■ What you will do
What is needed is an exact copy of the lines from the one containing "Write a Python" to the one containing "import pandas as pd", both lines included, and no other lines.

---

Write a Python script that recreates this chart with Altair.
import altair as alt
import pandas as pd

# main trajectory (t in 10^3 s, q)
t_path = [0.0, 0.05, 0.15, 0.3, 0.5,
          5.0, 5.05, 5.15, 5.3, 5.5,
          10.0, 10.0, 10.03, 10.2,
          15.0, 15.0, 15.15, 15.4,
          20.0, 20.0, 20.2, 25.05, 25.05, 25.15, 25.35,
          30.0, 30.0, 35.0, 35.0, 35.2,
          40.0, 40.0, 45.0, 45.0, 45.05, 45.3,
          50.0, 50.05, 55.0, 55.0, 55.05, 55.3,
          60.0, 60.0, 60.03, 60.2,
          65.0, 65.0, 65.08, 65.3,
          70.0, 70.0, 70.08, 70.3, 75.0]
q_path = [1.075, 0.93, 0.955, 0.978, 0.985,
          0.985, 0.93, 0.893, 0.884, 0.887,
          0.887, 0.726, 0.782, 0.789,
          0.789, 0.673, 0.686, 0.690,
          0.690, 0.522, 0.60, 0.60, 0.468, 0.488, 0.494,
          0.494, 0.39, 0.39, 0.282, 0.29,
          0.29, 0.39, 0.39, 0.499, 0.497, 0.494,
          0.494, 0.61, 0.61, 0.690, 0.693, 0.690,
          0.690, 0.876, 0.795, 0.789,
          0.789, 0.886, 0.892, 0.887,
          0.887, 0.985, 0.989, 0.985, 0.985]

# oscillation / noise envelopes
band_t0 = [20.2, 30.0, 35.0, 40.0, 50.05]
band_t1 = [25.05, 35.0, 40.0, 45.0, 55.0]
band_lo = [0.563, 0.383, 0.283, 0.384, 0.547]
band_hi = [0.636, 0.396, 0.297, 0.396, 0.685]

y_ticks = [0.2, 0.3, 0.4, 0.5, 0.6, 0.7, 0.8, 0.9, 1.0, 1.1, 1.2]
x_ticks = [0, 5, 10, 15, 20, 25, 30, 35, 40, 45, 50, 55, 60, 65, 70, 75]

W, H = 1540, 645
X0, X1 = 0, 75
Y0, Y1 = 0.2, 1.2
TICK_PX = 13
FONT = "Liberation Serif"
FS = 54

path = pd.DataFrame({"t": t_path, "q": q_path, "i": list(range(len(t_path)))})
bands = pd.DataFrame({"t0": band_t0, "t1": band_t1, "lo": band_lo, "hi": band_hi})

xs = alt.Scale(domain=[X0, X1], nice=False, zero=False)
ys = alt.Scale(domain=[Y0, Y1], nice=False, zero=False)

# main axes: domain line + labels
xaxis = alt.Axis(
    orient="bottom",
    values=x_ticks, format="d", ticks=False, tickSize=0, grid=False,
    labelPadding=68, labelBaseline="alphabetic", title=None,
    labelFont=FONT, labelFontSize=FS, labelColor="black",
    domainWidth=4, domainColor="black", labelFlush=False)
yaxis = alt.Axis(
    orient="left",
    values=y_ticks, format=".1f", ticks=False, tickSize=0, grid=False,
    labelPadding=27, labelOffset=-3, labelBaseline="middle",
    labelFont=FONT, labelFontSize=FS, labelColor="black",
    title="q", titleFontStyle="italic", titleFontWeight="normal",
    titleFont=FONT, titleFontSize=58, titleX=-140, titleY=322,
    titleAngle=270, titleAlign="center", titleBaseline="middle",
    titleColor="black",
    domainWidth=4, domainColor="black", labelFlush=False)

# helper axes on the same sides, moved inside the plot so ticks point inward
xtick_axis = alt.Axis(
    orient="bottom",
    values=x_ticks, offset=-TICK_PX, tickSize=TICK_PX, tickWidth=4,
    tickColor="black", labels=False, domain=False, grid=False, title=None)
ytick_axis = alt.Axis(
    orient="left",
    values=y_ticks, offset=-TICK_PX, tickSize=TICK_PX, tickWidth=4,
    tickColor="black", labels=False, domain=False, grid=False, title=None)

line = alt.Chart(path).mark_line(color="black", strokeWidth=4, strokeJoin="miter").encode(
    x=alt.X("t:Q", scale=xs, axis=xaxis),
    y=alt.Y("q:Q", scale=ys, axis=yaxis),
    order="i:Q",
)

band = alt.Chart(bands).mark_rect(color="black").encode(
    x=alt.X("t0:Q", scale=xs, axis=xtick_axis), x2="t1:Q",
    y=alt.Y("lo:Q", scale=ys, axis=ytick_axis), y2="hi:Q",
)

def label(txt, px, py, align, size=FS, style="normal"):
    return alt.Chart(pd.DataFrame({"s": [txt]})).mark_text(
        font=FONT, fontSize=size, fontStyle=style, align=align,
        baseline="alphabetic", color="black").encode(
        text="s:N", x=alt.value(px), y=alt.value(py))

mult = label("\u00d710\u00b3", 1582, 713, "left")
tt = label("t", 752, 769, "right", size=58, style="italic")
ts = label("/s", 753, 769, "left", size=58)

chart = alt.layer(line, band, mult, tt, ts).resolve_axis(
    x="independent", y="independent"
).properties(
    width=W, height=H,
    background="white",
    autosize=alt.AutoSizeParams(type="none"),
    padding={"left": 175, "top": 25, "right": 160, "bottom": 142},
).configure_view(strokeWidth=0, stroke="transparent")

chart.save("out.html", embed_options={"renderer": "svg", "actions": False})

---

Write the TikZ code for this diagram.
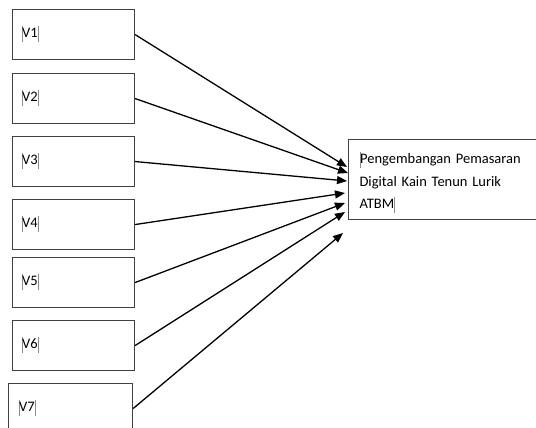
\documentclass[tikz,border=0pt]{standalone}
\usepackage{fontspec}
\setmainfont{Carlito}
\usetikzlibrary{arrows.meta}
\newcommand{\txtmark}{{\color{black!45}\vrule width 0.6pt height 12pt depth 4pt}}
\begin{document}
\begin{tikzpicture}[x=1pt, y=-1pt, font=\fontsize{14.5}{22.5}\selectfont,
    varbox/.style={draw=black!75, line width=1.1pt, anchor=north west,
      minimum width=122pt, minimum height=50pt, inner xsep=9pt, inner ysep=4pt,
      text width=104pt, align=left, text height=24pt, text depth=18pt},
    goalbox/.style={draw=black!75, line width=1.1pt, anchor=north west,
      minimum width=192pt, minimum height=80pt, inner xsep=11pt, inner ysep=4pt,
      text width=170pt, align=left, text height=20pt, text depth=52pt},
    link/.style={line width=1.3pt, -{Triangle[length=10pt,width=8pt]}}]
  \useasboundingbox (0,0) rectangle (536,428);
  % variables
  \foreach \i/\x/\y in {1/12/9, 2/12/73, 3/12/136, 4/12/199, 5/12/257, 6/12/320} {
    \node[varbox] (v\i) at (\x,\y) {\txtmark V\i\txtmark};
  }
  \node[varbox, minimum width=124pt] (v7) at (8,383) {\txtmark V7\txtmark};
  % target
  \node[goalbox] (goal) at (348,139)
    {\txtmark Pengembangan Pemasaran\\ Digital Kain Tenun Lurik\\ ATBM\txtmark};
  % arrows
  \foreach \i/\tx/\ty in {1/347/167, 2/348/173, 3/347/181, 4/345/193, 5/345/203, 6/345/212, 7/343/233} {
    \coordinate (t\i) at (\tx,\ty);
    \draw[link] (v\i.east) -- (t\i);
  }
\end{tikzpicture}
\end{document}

---

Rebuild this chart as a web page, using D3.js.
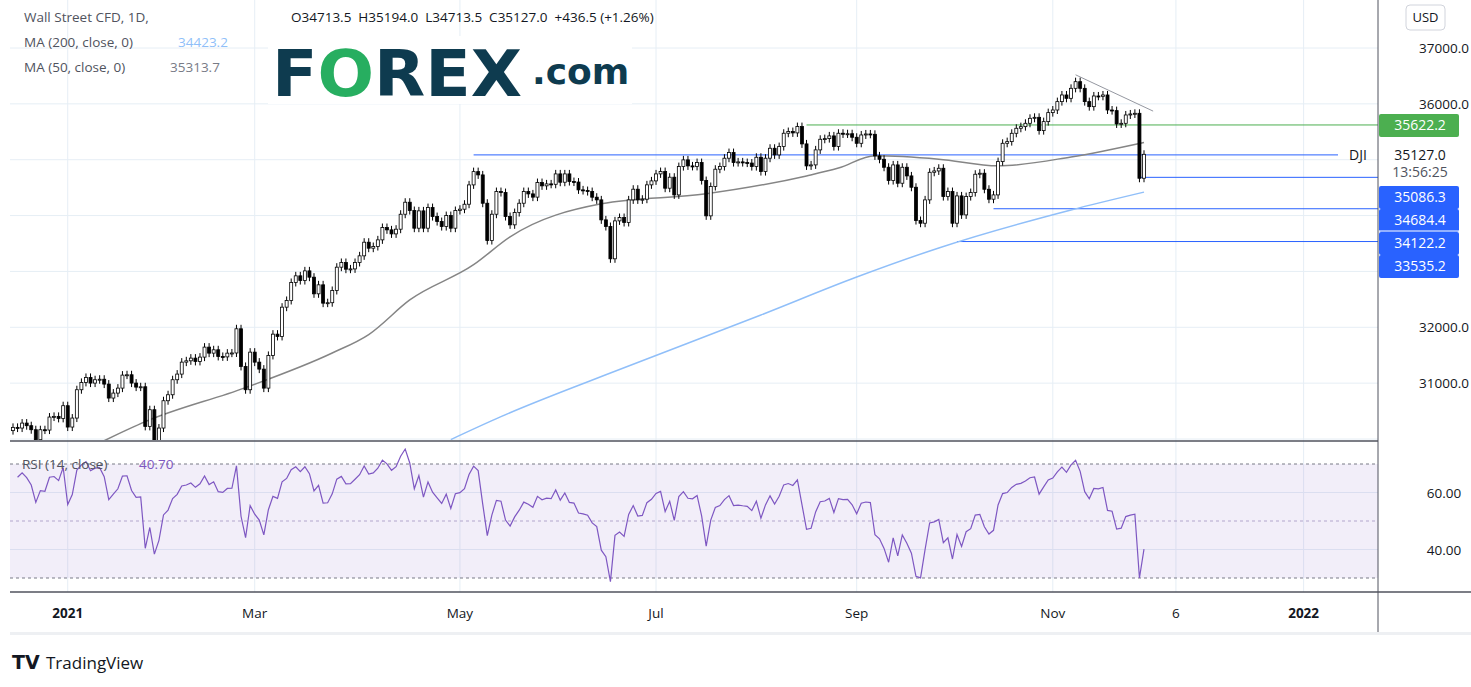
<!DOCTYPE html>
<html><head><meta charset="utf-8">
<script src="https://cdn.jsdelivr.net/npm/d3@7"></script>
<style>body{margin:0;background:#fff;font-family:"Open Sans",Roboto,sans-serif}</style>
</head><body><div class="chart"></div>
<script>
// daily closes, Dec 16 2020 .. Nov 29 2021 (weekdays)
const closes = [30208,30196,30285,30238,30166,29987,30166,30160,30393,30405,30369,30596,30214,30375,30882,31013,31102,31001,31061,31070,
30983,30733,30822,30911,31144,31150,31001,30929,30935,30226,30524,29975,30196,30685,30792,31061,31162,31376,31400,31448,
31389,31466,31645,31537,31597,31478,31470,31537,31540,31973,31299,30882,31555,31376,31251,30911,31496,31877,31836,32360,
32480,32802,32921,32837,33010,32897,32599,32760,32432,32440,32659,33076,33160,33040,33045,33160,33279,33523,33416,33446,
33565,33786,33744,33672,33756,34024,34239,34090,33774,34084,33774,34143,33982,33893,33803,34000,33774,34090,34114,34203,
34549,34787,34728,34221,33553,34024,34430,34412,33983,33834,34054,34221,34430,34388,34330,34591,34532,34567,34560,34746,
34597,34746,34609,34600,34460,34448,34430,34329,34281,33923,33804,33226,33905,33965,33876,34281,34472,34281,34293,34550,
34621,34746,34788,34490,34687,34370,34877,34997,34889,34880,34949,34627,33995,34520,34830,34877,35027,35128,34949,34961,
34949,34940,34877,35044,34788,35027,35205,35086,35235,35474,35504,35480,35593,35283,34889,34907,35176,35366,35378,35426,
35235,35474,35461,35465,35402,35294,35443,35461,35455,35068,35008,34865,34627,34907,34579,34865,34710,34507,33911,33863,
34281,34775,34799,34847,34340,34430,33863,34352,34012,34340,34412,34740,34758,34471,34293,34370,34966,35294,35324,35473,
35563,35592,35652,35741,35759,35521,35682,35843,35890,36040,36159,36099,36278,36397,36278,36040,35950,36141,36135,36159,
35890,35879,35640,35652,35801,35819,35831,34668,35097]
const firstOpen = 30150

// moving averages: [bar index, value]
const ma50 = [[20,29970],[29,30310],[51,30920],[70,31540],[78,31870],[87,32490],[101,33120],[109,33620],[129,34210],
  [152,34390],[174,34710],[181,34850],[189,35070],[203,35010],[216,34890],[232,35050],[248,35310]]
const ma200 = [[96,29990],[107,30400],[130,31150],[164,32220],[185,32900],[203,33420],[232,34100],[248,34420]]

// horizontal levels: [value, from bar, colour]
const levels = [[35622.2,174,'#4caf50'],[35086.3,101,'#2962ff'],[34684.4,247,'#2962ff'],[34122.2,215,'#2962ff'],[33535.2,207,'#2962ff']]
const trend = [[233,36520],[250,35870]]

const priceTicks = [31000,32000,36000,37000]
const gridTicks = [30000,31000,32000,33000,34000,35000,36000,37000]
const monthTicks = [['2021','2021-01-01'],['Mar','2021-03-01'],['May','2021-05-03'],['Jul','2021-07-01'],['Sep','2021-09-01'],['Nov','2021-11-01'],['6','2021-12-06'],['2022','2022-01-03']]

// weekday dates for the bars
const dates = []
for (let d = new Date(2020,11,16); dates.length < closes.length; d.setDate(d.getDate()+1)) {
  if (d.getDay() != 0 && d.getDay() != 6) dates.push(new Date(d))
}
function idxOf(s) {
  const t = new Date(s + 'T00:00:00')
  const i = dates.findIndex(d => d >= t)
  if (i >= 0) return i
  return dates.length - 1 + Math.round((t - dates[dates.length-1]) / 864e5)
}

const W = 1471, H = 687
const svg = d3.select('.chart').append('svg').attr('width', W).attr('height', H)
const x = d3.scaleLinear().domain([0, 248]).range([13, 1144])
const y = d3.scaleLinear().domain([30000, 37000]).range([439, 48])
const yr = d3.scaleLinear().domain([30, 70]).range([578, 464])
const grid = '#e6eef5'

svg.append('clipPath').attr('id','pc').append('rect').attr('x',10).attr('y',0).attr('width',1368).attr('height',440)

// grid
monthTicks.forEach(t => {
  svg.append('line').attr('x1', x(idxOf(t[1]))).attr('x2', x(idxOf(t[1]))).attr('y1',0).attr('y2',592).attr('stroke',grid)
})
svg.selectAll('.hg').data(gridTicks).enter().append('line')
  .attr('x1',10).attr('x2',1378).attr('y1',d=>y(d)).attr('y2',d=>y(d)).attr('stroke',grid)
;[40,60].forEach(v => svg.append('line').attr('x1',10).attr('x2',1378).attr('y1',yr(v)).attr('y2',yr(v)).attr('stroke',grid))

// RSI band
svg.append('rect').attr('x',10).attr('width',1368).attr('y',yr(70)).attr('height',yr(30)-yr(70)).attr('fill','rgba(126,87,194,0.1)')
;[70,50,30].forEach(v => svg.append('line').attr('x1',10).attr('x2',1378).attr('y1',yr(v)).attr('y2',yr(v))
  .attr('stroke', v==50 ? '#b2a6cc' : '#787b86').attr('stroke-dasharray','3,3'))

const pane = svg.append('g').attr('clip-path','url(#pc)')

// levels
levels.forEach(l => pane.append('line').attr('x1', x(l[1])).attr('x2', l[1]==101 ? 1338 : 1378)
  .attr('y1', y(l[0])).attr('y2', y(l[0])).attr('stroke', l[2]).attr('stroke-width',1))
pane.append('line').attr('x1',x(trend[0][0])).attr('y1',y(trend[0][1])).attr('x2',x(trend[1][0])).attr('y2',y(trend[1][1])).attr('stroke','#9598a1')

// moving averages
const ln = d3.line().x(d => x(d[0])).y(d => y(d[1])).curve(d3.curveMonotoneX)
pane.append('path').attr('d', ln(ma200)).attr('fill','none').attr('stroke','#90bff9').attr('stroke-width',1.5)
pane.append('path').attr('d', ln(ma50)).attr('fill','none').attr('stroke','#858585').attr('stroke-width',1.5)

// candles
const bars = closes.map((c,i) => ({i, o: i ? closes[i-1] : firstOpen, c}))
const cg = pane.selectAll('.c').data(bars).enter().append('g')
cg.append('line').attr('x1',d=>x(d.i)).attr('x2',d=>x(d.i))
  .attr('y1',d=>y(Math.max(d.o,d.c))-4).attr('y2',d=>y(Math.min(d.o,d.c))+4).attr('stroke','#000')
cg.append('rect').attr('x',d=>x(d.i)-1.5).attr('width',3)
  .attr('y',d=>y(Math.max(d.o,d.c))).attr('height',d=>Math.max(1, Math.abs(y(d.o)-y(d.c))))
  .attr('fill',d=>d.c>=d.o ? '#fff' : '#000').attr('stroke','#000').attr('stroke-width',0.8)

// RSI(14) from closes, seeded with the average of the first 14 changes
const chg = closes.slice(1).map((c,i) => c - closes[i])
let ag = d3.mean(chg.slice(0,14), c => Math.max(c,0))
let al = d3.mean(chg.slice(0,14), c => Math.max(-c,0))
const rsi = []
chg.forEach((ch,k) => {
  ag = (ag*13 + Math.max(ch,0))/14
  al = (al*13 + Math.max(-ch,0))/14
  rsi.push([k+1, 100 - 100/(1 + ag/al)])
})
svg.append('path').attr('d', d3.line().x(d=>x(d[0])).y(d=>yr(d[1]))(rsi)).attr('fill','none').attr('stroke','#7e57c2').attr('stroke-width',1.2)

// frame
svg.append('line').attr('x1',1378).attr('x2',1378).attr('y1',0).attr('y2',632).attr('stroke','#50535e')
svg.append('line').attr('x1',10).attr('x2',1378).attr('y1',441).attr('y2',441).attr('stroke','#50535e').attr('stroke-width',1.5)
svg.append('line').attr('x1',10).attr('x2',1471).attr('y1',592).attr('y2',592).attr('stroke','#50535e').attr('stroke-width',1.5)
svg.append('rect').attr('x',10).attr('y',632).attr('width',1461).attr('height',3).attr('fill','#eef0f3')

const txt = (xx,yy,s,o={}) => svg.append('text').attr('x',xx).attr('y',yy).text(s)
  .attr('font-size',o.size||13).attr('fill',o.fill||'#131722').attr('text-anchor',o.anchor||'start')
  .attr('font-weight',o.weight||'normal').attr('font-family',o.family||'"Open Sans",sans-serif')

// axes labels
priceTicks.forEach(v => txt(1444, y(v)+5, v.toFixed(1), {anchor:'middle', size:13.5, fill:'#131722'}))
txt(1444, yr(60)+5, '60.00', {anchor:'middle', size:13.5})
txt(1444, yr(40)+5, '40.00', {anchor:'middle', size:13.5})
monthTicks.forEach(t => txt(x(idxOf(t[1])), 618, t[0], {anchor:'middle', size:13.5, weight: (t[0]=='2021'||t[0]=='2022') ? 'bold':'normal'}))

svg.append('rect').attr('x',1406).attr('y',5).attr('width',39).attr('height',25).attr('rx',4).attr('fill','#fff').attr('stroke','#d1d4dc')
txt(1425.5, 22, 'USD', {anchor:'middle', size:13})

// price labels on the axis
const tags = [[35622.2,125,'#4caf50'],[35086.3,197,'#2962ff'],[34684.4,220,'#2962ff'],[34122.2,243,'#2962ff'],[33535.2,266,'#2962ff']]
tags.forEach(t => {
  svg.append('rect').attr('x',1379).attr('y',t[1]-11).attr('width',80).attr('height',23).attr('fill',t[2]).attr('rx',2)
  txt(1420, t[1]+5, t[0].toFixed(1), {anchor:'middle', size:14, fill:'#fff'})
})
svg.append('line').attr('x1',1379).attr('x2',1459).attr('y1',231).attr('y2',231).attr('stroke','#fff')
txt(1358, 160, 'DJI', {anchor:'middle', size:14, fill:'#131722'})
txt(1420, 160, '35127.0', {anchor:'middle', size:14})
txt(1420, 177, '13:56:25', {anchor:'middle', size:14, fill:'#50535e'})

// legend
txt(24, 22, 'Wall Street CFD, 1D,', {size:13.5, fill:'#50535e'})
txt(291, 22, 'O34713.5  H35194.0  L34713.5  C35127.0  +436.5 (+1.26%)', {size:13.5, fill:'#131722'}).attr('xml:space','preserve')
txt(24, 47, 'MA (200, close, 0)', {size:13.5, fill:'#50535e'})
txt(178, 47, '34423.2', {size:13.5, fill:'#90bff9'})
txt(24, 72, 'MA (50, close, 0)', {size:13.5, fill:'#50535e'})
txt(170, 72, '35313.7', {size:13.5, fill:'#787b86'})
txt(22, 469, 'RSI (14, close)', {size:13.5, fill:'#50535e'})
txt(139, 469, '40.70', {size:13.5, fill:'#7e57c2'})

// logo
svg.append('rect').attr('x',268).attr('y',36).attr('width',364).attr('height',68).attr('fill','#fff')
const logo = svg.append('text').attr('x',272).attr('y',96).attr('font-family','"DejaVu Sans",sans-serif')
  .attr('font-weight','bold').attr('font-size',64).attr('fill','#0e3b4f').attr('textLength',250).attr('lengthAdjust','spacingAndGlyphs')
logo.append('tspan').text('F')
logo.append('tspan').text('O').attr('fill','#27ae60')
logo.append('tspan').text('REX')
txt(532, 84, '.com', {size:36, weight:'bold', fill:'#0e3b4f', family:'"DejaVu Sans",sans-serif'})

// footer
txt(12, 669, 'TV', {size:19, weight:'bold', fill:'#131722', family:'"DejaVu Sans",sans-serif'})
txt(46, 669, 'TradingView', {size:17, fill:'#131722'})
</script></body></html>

---

■ Written response
Write a Python script that recreates this chart with Altair.
import altair as alt
import pandas as pd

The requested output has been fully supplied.